In a blow to the battery-powered aspirations of electric aviation start-ups, California Bay Area high-performance battery maker Cuberg has ceased operations as parent company Northvolt has decided to centralise research and development in Sweden. 

Cuberg’s demise follows the shutdown of other cleaner-propulsion aerospace start-ups in recent months, highlighting the difficulty of weaning the sector off fossil fuel.

Northvolt confirmed the decision on 20 August, saying it now plans to shift development of lithium-metal battery technology to Vasteras, Sweden. 

”The transfer reflects a strategic move to consolidate the R&D and industrialisation of Northvolt’s cell product portfolio — featuring lithium-ion, sodium-ion and lithium-metal — into one location, where future development of the technologies benefits from a platform of expertise and capabilities that is unmatched in the western world,” Northvolt says.

Cuberg employee monitors battery manufacturing

Source: Cuberg

Cuberg has ceased operating at its facility in San Leandro, California 

Cuberg founder and former chief executive Richard Wang, who led the start-up for nine years before departing in February, called the consolidation “a very sad day for me… and the battery industry at large”, in a 20 August social media post.

“There are now roughly 200 of the most respected and capable engineers and managers in the battery industry looking for new opportunities,” he says.

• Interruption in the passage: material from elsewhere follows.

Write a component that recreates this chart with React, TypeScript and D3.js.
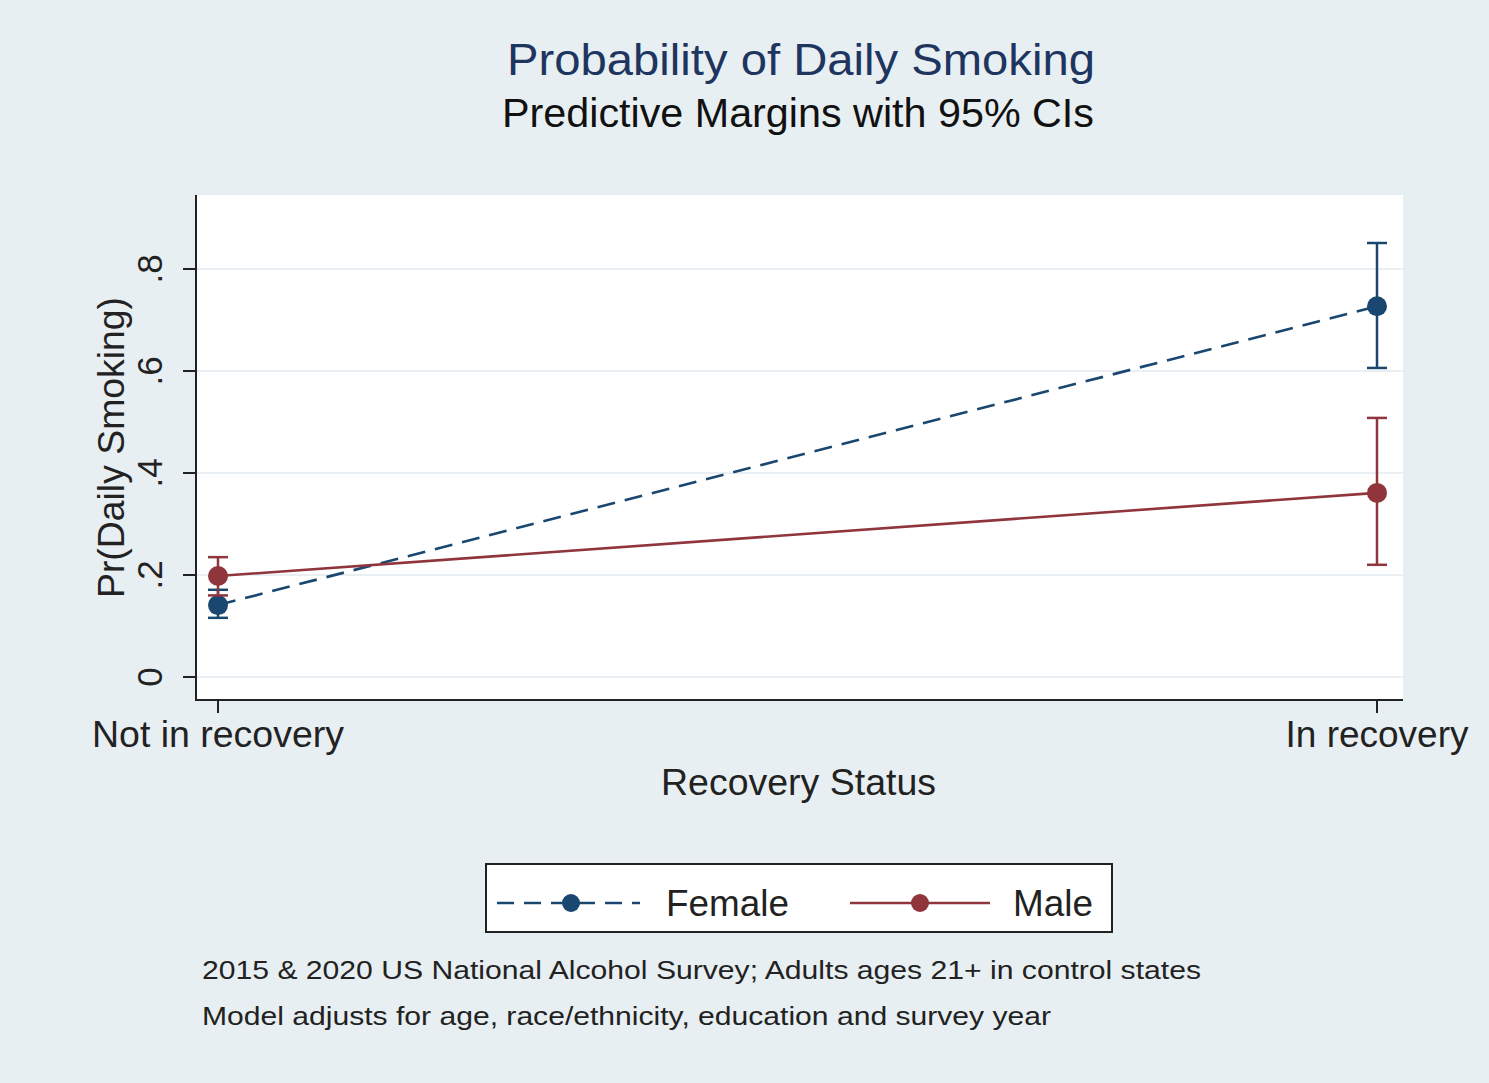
import React from "react";
import * as d3 from "d3";

const categories = ["Not in recovery", "In recovery"];
const yTicks = [0, 0.2, 0.4, 0.6, 0.8];
const yTickLabels = ["0", ".2", ".4", ".6", ".8"];
const femaleMean = [0.141, 0.727];
const femaleLo = [0.116, 0.606];
const femaleHi = [0.171, 0.851];
const maleMean = [0.198, 0.361];
const maleLo = [0.16, 0.22];
const maleHi = [0.235, 0.508];

const W = 1489, H = 1083;
const BG = "#e8eff2";
const NAVY = "#1a476f";
const MAROON = "#90353b";
const FONT = "'Liberation Sans', Arial, Helvetica, sans-serif";
const catLen = [252, 183];

export default function App() {
  const plot = { left: 196, right: 1403, top: 195, bottom: 700 };
  const y = d3.scaleLinear().domain([0, 0.8]).range([677, 269]);
  const x = d3.scalePoint<string>().domain(categories).range([218, 1377]);
  const line = d3.line<[number, number]>().x(d => d[0]).y(d => d[1]);

  const series = [
    { name: "Female", mean: femaleMean, lo: femaleLo, hi: femaleHi, color: NAVY, dash: "18,10" },
    { name: "Male", mean: maleMean, lo: maleLo, hi: maleHi, color: MAROON, dash: null as string | null },
  ];

  return (
    <svg width={W} height={H} style={{ position: "absolute", left: 0, top: 0, display: "block" }} fontFamily={FONT}>
      <rect x={0} y={0} width={W} height={H} fill={BG} />
      <text x={507} y={75} fontSize={44} fill="#1e3560" textLength={588} lengthAdjust="spacingAndGlyphs">Probability of Daily Smoking</text>
      <text x={502} y={127} fontSize={40} fill="#111" textLength={592} lengthAdjust="spacingAndGlyphs">Predictive Margins with 95% CIs</text>

      <rect x={plot.left} y={plot.top} width={plot.right - plot.left} height={plot.bottom - plot.top} fill="#fff" />
      {yTicks.map((t, i) => (
        <g key={i}>
          <line x1={plot.left} x2={plot.right} y1={y(t)} y2={y(t)} stroke="#e9eff2" strokeWidth={2} />
          <line x1={183} x2={plot.left} y1={y(t)} y2={y(t)} stroke="#222" strokeWidth={2} />
          <text transform={`translate(162,${y(t)}) rotate(-90)`} textAnchor="middle" fontSize={35} fill="#222">{yTickLabels[i]}</text>
        </g>
      ))}
      <line x1={plot.left} x2={plot.left} y1={plot.top} y2={plot.bottom + 1} stroke="#222" strokeWidth={2} />
      <line x1={plot.left} x2={plot.right} y1={plot.bottom} y2={plot.bottom} stroke="#222" strokeWidth={2} />
      {categories.map((c, i) => (
        <g key={c}>
          <line x1={x(c)!} x2={x(c)!} y1={plot.bottom} y2={713} stroke="#222" strokeWidth={2} />
          <text x={x(c)! - catLen[i] / 2} y={747} fontSize={36} fill="#222" textLength={catLen[i]} lengthAdjust="spacingAndGlyphs">{c}</text>
        </g>
      ))}
      <text x={661} y={795} fontSize={36} fill="#222" textLength={275} lengthAdjust="spacingAndGlyphs">Recovery Status</text>
      <text transform="translate(124,598) rotate(-90)" fontSize={36} fill="#222" textLength={301} lengthAdjust="spacingAndGlyphs">Pr(Daily Smoking)</text>

      {series.map(s => (
        <g key={s.name}>
          <path d={line(categories.map((c, i) => [x(c)!, y(s.mean[i])]))!} fill="none" stroke={s.color} strokeWidth={2.6} strokeDasharray={s.dash ?? undefined} />
          {categories.map((c, i) => (
            <g key={c}>
              <line x1={x(c)!} x2={x(c)!} y1={y(s.lo[i])} y2={y(s.hi[i])} stroke={s.color} strokeWidth={2.5} />
              <line x1={x(c)! - 10} x2={x(c)! + 10} y1={y(s.lo[i])} y2={y(s.lo[i])} stroke={s.color} strokeWidth={2.5} />
              <line x1={x(c)! - 10} x2={x(c)! + 10} y1={y(s.hi[i])} y2={y(s.hi[i])} stroke={s.color} strokeWidth={2.5} />
              <circle cx={x(c)!} cy={y(s.mean[i])} r={10} fill={s.color} />
            </g>
          ))}
        </g>
      ))}

      <rect x={486} y={864} width={626} height={68} fill="#fff" stroke="#222" strokeWidth={2} />
      <line x1={497} x2={640} y1={903} y2={903} stroke={NAVY} strokeWidth={2.6} strokeDasharray="17,10" />
      <circle cx={571} cy={903} r={9} fill={NAVY} />
      <text x={666} y={916} fontSize={36} fill="#222" textLength={123} lengthAdjust="spacingAndGlyphs">Female</text>
      <line x1={850} x2={990} y1={903} y2={903} stroke={MAROON} strokeWidth={2.4} />
      <circle cx={920} cy={903} r={9} fill={MAROON} />
      <text x={1013} y={916} fontSize={36} fill="#222" textLength={80} lengthAdjust="spacingAndGlyphs">Male</text>

      <text x={202} y={979} fontSize={26} fill="#222" textLength={999} lengthAdjust="spacingAndGlyphs">2015 &amp; 2020 US National Alcohol Survey; Adults ages 21+ in control states</text>
      <text x={202} y={1025} fontSize={26} fill="#222" textLength={849} lengthAdjust="spacingAndGlyphs">Model adjusts for age, race/ethnicity, education and survey year</text>
    </svg>
  );
}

Acquired by Northvolt in 2021, Cuberg had been developing lithium-metal batteries for high-performance aviation and automotive applications.  

The company was considered a leading potential battery supplier for the budding electric air taxi and regional air mobility sectors, which are betting on rapid advancement of battery technology to achieve their highest potential. 

Shauna McIntyre, Cuberg’s most-recent CEO, told FlightGlobal at management consultancy McKinsey & Company’s early-April Regional Air Mobility Summit in San Francisco that the higher energy density and greater range provided by lithium metal batteries could be critical for short-haul electric flights.  

“With the aircraft that are proof-of-concepts today – eVTOL, eCTOL, hybrid-electric – you can get away with using lithium ion,” she said. ”Aircraft makers don’t really have a choice because that is what’s available right now.

“You can get off the ground with that technology,” she continued. “But to enable the business case, you’re going to need lithium metal to reduce a substantial amount of the mass.” 

Northvolt says that former Cuberg employees have been encouraged to apply for open positions at Northvolt Labs in Vasteras and Northvolt North America in Montreal. 

A leading battery manufacturer, Northvolt is currently building ”gigafactories” in Europe and plans to do the same in North America. 

Numerous clean-energy aviation start-ups got off the ground in recent years amid a rush of easy money, promising to help revolutionise the industry. Many are still raising cash and continuing development, but several of the firms have failed.

For instance, Universal Hydrogen, a high-profile firm working to develop a hydrogen-fuel ecosystem for aviation, folded in June. Another, United Airlines-backed Fulcom BioEnergy, has apparently shut down, according to reports. Fulcrum had been working to produce sustainable aviation fuel from municipal waste.

Cuberg had planned to support the second wave of electric aircraft commercialisation, presumably after fast-moving companies such as Archer Aviation and Joby Aviation execute plans to bring their electric air taxis to market as soon as next year. 

In September 2023, Cuberg disclosed a partnership with Safran Electrical & Power to ”jointly develop an aviation energy-storage system for future full-electric and hybrid aircraft”, the companies said at the time.